In attacking the state Appeals Court ruling, Maynard argues that, if left standing, “a court has the power to make a property owner run a business on their private property” and that “this violates the prohibition against involuntary servitude found in the Thirteenth Amendment.”

“With the passage of the Thirteenth Amendment, slavery was forever prohibited in the United States but the Amendment went even farther condemning various forms of domination under the heading of ‘involuntary servitude,’ he tells the high court. “Forcing one to run a business that they do not want to is involuntary servitude.”

“The primary purpose of the Thirteenth Amendment was to abolish the institution of African slavery as it existed in the United States at the time of the Civil War, but the Thirteenth Amendment was not limited to that purpose,” he continues, arguing the amendment prohibits both slavery and involuntary servitude and that the conditions covered by the latter term have never been defined.

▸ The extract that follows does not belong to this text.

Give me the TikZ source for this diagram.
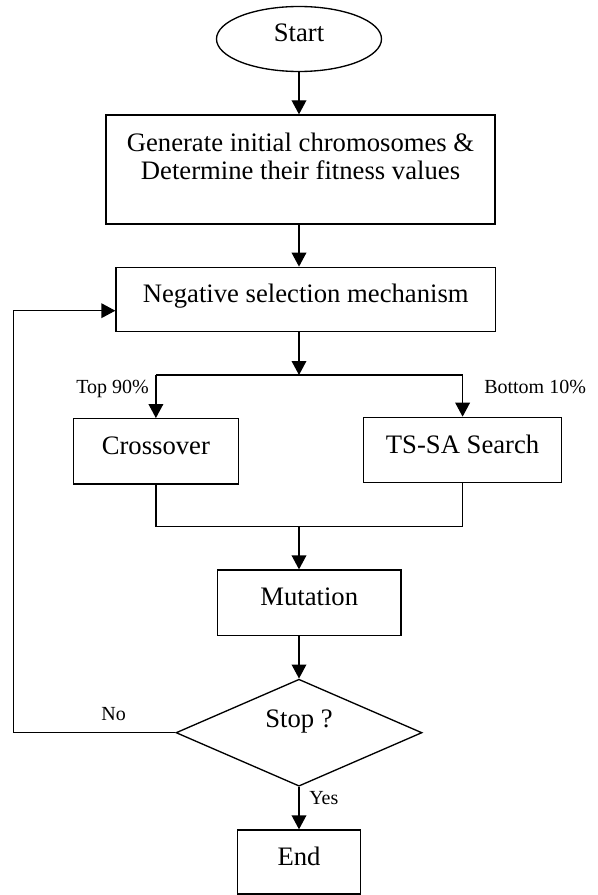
\documentclass[tikz,border=0pt]{standalone}
\usepackage{fontspec}
\setmainfont{Liberation Serif}
\usetikzlibrary{arrows.meta,calc,positioning,shapes.geometric}

\begin{document}
\begin{tikzpicture}[x=0.75pt,y=-0.75pt,>={Triangle[length=10.5pt,width=11pt]},
  every node/.style={font=\fontsize{20}{21}\selectfont},
  box/.style={draw,line width=1pt,inner sep=0pt,text height=10pt,text depth=5.5pt},
  lbl/.style={font=\fontsize{15}{18}\selectfont,inner sep=0pt},
  flow/.style={line width=1pt}]
  \useasboundingbox (0,0) rectangle (598,895);
  \node[box,ellipse,minimum width=123.75pt,minimum height=48.75pt] (start) at (299,39) {Start};
  \node[box,minimum width=291.75pt,minimum height=81.75pt] (gen) at (300.5,169.5) {};
  \node[align=center,inner sep=0pt] (gentext) at (300.5,156.6) {Generate initial chromosomes \&\\Determine their fitness values};
  \node[box,minimum width=284.5pt,minimum height=48.3pt] (neg) at (305.7,299.5) {Negative selection mechanism};
  \node[box,minimum width=123.9pt,minimum height=49pt] (cross) at (155.9,451.4) {Crossover};
  \node[box,minimum width=148.8pt,minimum height=49pt] (tssa) at (462.6,450) {TS-SA Search};
  \node[box,minimum width=137.8pt,minimum height=49pt] (mut) at (309.2,602.7) {Mutation};
  \node[box,diamond,minimum width=184.5pt,minimum height=80.25pt,text height=6pt,text depth=13.5pt] (stop) at (299,732.7) {Stop ?};
  \node[box,minimum width=92.5pt,minimum height=48pt] (end) at (299,862) {End};
  \coordinate (split) at (299,375);
  \coordinate (merge) at (299,526.7);
  \coordinate (loop) at (13.4,310.7);

  \draw[flow,->] (start) -- (start |- gen.north);
  \draw[flow,->] (start |- gen.south) -- (start |- neg.north);
  \draw[flow,->] (start |- neg.south) -- (split);
  \draw[flow] (split -| cross) -- (split -| tssa);
  \draw[flow,->] (split -| cross) -- (cross);
  \draw[flow,->] (split -| tssa) -- (tssa);
  \node[lbl,anchor=base east] (top) at (149,393) {Top 90\%};
  \node[lbl,anchor=base west] (bottom) at (484,393) {Bottom 10\%};
  \draw[flow] (cross) -- (cross |- merge) -- (tssa |- merge) -- (tssa);
  \draw[flow,->] (merge) -- (merge |- mut.north);
  \draw[flow,->] (start |- mut.south) -- (stop.north);
  \draw[flow,->] (stop.south) -- (end.north);
  \node[lbl,anchor=base west] (yes) at (309,804) {Yes};
  \draw[flow,->] (stop.west) -| (loop) -- (loop -| neg.west);
  \node[lbl,anchor=base] (no) at (113.7,720) {No};
\end{tikzpicture}
\end{document}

“Involuntary servitude occurs where a person has “no available choice but to work or be subject to legal sanction,” Maynard said, adding that Gee “has no choice but to work or operate a business on his personal property or be subject to a legal sanction.”

He also says “golf reached its peak in 2005 with 60 million participants playing 550 million rounds of golf; however, in 2013, there were only 25 million participants playing 485 million rounds.” 

Stating that 400 good courses across the country closed between 2017 and 2018, Maynard told the court it should consider the case because “there are hundreds of communities in the United States that have deed restrictions placed on property limiting its use to a golf course while the golf business continues to decline.”